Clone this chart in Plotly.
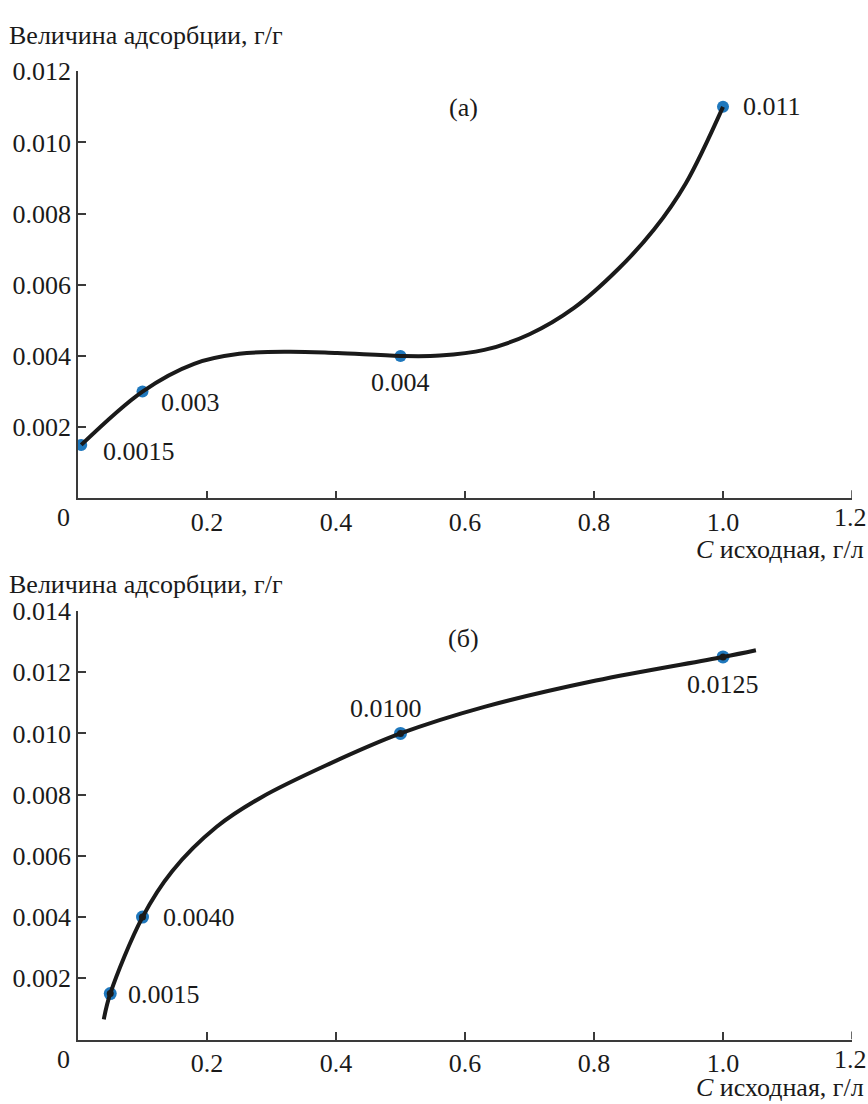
import plotly.graph_objects as go

# ---- data ----
# panel (а)
a_x = [0.005, 0.1, 0.5, 1.0]
a_y = [0.0015, 0.003, 0.004, 0.011]
a_labels = ["0.0015", "0.003", "0.004", "0.011"]
a_curve_x = [0.005, 0.1, 0.18, 0.25, 0.326, 0.402, 0.5, 0.561, 0.63, 0.70, 0.769, 0.838, 0.893, 0.942, 1.0]
a_curve_y = [0.0015, 0.0030, 0.00378, 0.00406, 0.00412, 0.00408, 0.0040, 0.00401, 0.00417, 0.00461, 0.00535, 0.00645, 0.00755, 0.00884, 0.011]

# panel (б)
b_x = [0.05, 0.1, 0.5, 1.0]
b_y = [0.0015, 0.0040, 0.0100, 0.0125]
b_labels = ["0.0015", "0.0040", "0.0100", "0.0125"]
b_curve_x = [0.040, 0.05, 0.1, 0.146, 0.215, 0.284, 0.388, 0.5, 0.63, 0.803, 1.0, 1.051]
b_curve_y = [0.00066, 0.0015, 0.0040, 0.00550, 0.00695, 0.00791, 0.00899, 0.0100, 0.01087, 0.01173, 0.0125, 0.01272]

x_ticks = [0.2, 0.4, 0.6, 0.8, 1.0, 1.2]
x_ticktext = ["0.2", "0.4", "0.6", "0.8", "1.0", "1.2"]
a_yticks = [0.002, 0.004, 0.006, 0.008, 0.010, 0.012]
a_yticktext = ["0.002", "0.004", "0.006", "0.008", "0.010", "0.012"]
b_yticks = [0.002, 0.004, 0.006, 0.008, 0.010, 0.012, 0.014]
b_yticktext = ["0.002", "0.004", "0.006", "0.008", "0.010", "0.012", "0.014"]

y_title = "Величина адсорбции, г/г"
x_title = "<i>C</i> исходная, г/л"

# ---- styling ----
W, H = 868, 1104
FONT = "Liberation Serif"
FS = 26
BLUE = "#1f78bd"
INK = "#1a1a1a"
AX = "#3a3a3a"

def py(px):  # pixel from top -> paper fraction
    return 1 - px / H

fig = go.Figure()

# panel а
fig.add_trace(go.Scatter(x=a_x, y=a_y, mode="markers",
                         marker=dict(color=BLUE, size=12), xaxis="x", yaxis="y",
                         showlegend=False, hoverinfo="skip"))
fig.add_trace(go.Scatter(x=a_curve_x, y=a_curve_y, mode="lines",
                         line=dict(color=INK, width=4, shape="spline", smoothing=1.0),
                         xaxis="x", yaxis="y", showlegend=False))

# panel б
fig.add_trace(go.Scatter(x=b_x, y=b_y, mode="markers",
                         marker=dict(color=BLUE, size=13), xaxis="x2", yaxis="y2",
                         showlegend=False, hoverinfo="skip"))
fig.add_trace(go.Scatter(x=b_curve_x, y=b_curve_y, mode="lines",
                         line=dict(color=INK, width=4, shape="spline", smoothing=1.0),
                         xaxis="x2", yaxis="y2", showlegend=False))
fig.add_trace(go.Scatter(x=b_x, y=b_y, mode="markers",
                         marker=dict(color=INK, size=7), xaxis="x2", yaxis="y2",
                         showlegend=False, hoverinfo="skip"))

xdom = [78 / W, 852 / W]
common_x = dict(range=[0, 1.2], tickvals=x_ticks[:-1], ticktext=x_ticktext[:-1],
                ticks="inside", ticklen=8, tickwidth=1.5, tickcolor=AX,
                showline=True, linecolor=AX, linewidth=1.5, showgrid=False,
                zeroline=False, tickfont=dict(family=FONT, size=FS, color=INK),
                domain=xdom)
common_y = dict(ticks="inside", ticklen=8, tickwidth=1.5, tickcolor=AX,
                showline=True, linecolor=AX, linewidth=1.5, showgrid=False,
                zeroline=False, tickfont=dict(family=FONT, size=FS, color=INK))

fig.update_layout(
    width=W, height=H,
    margin=dict(l=0, r=0, t=0, b=0),
    paper_bgcolor="white", plot_bgcolor="white",
    font=dict(family=FONT, size=FS, color=INK),
    xaxis=dict(common_x, anchor="y"),
    yaxis=dict(common_y, range=[0, 0.012], tickvals=a_yticks, ticktext=a_yticktext,
               domain=[py(490.5), py(58)], anchor="x"),
    xaxis2=dict(common_x, anchor="y2"),
    yaxis2=dict(common_y, range=[0, 0.014], tickvals=b_yticks, ticktext=b_yticktext,
                domain=[py(1038.7), py(604.7)], anchor="x2"),
)

shapes = []
ann = []
tf = dict(family=FONT, size=FS, color=INK)
# point labels panel а
a_offsets = [(20, -7, "left"), (16, -11, "left"), (0, -27, "center"), (18, 0, "left")]
for xv, yv, t, (dx, dy, al) in zip(a_x, a_y, a_labels, a_offsets):
    ann.append(dict(x=xv, y=yv, xref="x", yref="y", text=t, showarrow=False,
                    xanchor=al, yanchor="middle", xshift=dx, yshift=dy, font=tf))
# point labels panel б
b_offsets = [(16, -1, "left"), (18, 0, "left"), (-15, 25, "center"), (0, -28, "center")]
for xv, yv, t, (dx, dy, al) in zip(b_x, b_y, b_labels, b_offsets):
    ann.append(dict(x=xv, y=yv, xref="x2", yref="y2", text=t, showarrow=False,
                    xanchor=al, yanchor="middle", xshift=dx, yshift=dy, font=tf))

# panel letters
ann.append(dict(x=463 / W, y=py(95), xref="paper", yref="paper", text="(а)",
                showarrow=False, xanchor="center", yanchor="middle", font=tf))
ann.append(dict(x=463 / W, y=py(633), xref="paper", yref="paper", text="(б)",
                showarrow=False, xanchor="center", yanchor="middle", font=tf))

# axis titles
for ytop, xt in [(22, 542), (578, 1087)]:
    ann.append(dict(x=7 / W, y=py(ytop), xref="paper", yref="paper", text=y_title,
                    showarrow=False, xanchor="left", yanchor="middle", font=tf))
    ann.append(dict(x=866 / W, y=py(xt), xref="paper", yref="paper", text=x_title,
                    showarrow=False, xanchor="right", yanchor="middle", font=tf))

# corner "0" labels, last x tick ("1.2") label at the right edge, and its tick
for xa, ya, yy in [("x", "y", 510), ("x2", "y2", 1059)]:
    ann.append(dict(x=63 / W, y=py(yy), xref="paper", yref="paper", text="0",
                    showarrow=False, xanchor="center", yanchor="middle", font=tf))
    ann.append(dict(x=x_ticks[-1], y=py(yy), xref=xa, yref="paper", text=x_ticktext[-1],
                    showarrow=False, xanchor="center", yanchor="middle", xshift=-2, font=tf))
    shapes.append(dict(type="line", xref=xa, yref=ya, x0=x_ticks[-1], x1=x_ticks[-1],
                       y0=0, y1=8, ysizemode="pixel", yanchor=0,
                       line=dict(color=AX, width=1.5)))

fig.update_layout(annotations=ann, shapes=shapes)
fig.write_html("out.html", config={"displayModeBar": False},
               post_script="document.body.style.margin='0';document.body.style.overflow='hidden';")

GIVEN REQUEST
Output the data exactly. Pictures don't belong in the result.

RESULT FOR THIS EXERCISE
Clone this chart in Plotly.
import plotly.graph_objects as go

# ---- data ----
# panel (а)
a_x = [0.005, 0.1, 0.5, 1.0]
a_y = [0.0015, 0.003, 0.004, 0.011]
a_labels = ["0.0015", "0.003", "0.004", "0.011"]
a_curve_x = [0.005, 0.1, 0.18, 0.25, 0.326, 0.402, 0.5, 0.561, 0.63, 0.70, 0.769, 0.838, 0.893, 0.942, 1.0]
a_curve_y = [0.0015, 0.0030, 0.00378, 0.00406, 0.00412, 0.00408, 0.0040, 0.00401, 0.00417, 0.00461, 0.00535, 0.00645, 0.00755, 0.00884, 0.011]

# panel (б)
b_x = [0.05, 0.1, 0.5, 1.0]
b_y = [0.0015, 0.0040, 0.0100, 0.0125]
b_labels = ["0.0015", "0.0040", "0.0100", "0.0125"]
b_curve_x = [0.040, 0.05, 0.1, 0.146, 0.215, 0.284, 0.388, 0.5, 0.63, 0.803, 1.0, 1.051]
b_curve_y = [0.00066, 0.0015, 0.0040, 0.00550, 0.00695, 0.00791, 0.00899, 0.0100, 0.01087, 0.01173, 0.0125, 0.01272]

x_ticks = [0.2, 0.4, 0.6, 0.8, 1.0, 1.2]
x_ticktext = ["0.2", "0.4", "0.6", "0.8", "1.0", "1.2"]
a_yticks = [0.002, 0.004, 0.006, 0.008, 0.010, 0.012]
a_yticktext = ["0.002", "0.004", "0.006", "0.008", "0.010", "0.012"]
b_yticks = [0.002, 0.004, 0.006, 0.008, 0.010, 0.012, 0.014]
b_yticktext = ["0.002", "0.004", "0.006", "0.008", "0.010", "0.012", "0.014"]

y_title = "Величина адсорбции, г/г"
x_title = "<i>C</i> исходная, г/л"

# ---- styling ----
W, H = 868, 1104
FONT = "Liberation Serif"
FS = 26
BLUE = "#1f78bd"
INK = "#1a1a1a"
AX = "#3a3a3a"

def py(px):  # pixel from top -> paper fraction
    return 1 - px / H

fig = go.Figure()

# panel а
fig.add_trace(go.Scatter(x=a_x, y=a_y, mode="markers",
                         marker=dict(color=BLUE, size=12), xaxis="x", yaxis="y",
                         showlegend=False, hoverinfo="skip"))
fig.add_trace(go.Scatter(x=a_curve_x, y=a_curve_y, mode="lines",
                         line=dict(color=INK, width=4, shape="spline", smoothing=1.0),
                         xaxis="x", yaxis="y", showlegend=False))

# panel б
fig.add_trace(go.Scatter(x=b_x, y=b_y, mode="markers",
                         marker=dict(color=BLUE, size=13), xaxis="x2", yaxis="y2",
                         showlegend=False, hoverinfo="skip"))
fig.add_trace(go.Scatter(x=b_curve_x, y=b_curve_y, mode="lines",
                         line=dict(color=INK, width=4, shape="spline", smoothing=1.0),
                         xaxis="x2", yaxis="y2", showlegend=False))
fig.add_trace(go.Scatter(x=b_x, y=b_y, mode="markers",
                         marker=dict(color=INK, size=7), xaxis="x2", yaxis="y2",
                         showlegend=False, hoverinfo="skip"))

xdom = [78 / W, 852 / W]
common_x = dict(range=[0, 1.2], tickvals=x_ticks[:-1], ticktext=x_ticktext[:-1],
                ticks="inside", ticklen=8, tickwidth=1.5, tickcolor=AX,
                showline=True, linecolor=AX, linewidth=1.5, showgrid=False,
                zeroline=False, tickfont=dict(family=FONT, size=FS, color=INK),
                domain=xdom)
common_y = dict(ticks="inside", ticklen=8, tickwidth=1.5, tickcolor=AX,
                showline=True, linecolor=AX, linewidth=1.5, showgrid=False,
                zeroline=False, tickfont=dict(family=FONT, size=FS, color=INK))

fig.update_layout(
    width=W, height=H,
    margin=dict(l=0, r=0, t=0, b=0),
    paper_bgcolor="white", plot_bgcolor="white",
    font=dict(family=FONT, size=FS, color=INK),
    xaxis=dict(common_x, anchor="y"),
    yaxis=dict(common_y, range=[0, 0.012], tickvals=a_yticks, ticktext=a_yticktext,
               domain=[py(490.5), py(58)], anchor="x"),
    xaxis2=dict(common_x, anchor="y2"),
    yaxis2=dict(common_y, range=[0, 0.014], tickvals=b_yticks, ticktext=b_yticktext,
                domain=[py(1038.7), py(604.7)], anchor="x2"),
)

shapes = []
ann = []
tf = dict(family=FONT, size=FS, color=INK)
# point labels panel а
a_offsets = [(20, -7, "left"), (16, -11, "left"), (0, -27, "center"), (18, 0, "left")]
for xv, yv, t, (dx, dy, al) in zip(a_x, a_y, a_labels, a_offsets):
    ann.append(dict(x=xv, y=yv, xref="x", yref="y", text=t, showarrow=False,
                    xanchor=al, yanchor="middle", xshift=dx, yshift=dy, font=tf))
# point labels panel б
b_offsets = [(16, -1, "left"), (18, 0, "left"), (-15, 25, "center"), (0, -28, "center")]
for xv, yv, t, (dx, dy, al) in zip(b_x, b_y, b_labels, b_offsets):
    ann.append(dict(x=xv, y=yv, xref="x2", yref="y2", text=t, showarrow=False,
                    xanchor=al, yanchor="middle", xshift=dx, yshift=dy, font=tf))

# panel letters
ann.append(dict(x=463 / W, y=py(95), xref="paper", yref="paper", text="(а)",
                showarrow=False, xanchor="center", yanchor="middle", font=tf))
ann.append(dict(x=463 / W, y=py(633), xref="paper", yref="paper", text="(б)",
                showarrow=False, xanchor="center", yanchor="middle", font=tf))

# axis titles
for ytop, xt in [(22, 542), (578, 1087)]:
    ann.append(dict(x=7 / W, y=py(ytop), xref="paper", yref="paper", text=y_title,
                    showarrow=False, xanchor="left", yanchor="middle", font=tf))
    ann.append(dict(x=866 / W, y=py(xt), xref="paper", yref="paper", text=x_title,
                    showarrow=False, xanchor="right", yanchor="middle", font=tf))

# corner "0" labels, last x tick ("1.2") label at the right edge, and its tick
for xa, ya, yy in [("x", "y", 510), ("x2", "y2", 1059)]:
    ann.append(dict(x=63 / W, y=py(yy), xref="paper", yref="paper", text="0",
                    showarrow=False, xanchor="center", yanchor="middle", font=tf))
    ann.append(dict(x=x_ticks[-1], y=py(yy), xref=xa, yref="paper", text=x_ticktext[-1],
                    showarrow=False, xanchor="center", yanchor="middle", xshift=-2, font=tf))
    shapes.append(dict(type="line", xref=xa, yref=ya, x0=x_ticks[-1], x1=x_ticks[-1],
                       y0=0, y1=8, ysizemode="pixel", yanchor=0,
                       line=dict(color=AX, width=1.5)))

fig.update_layout(annotations=ann, shapes=shapes)
fig.write_html("out.html", config={"displayModeBar": False},
               post_script="document.body.style.margin='0';document.body.style.overflow='hidden';")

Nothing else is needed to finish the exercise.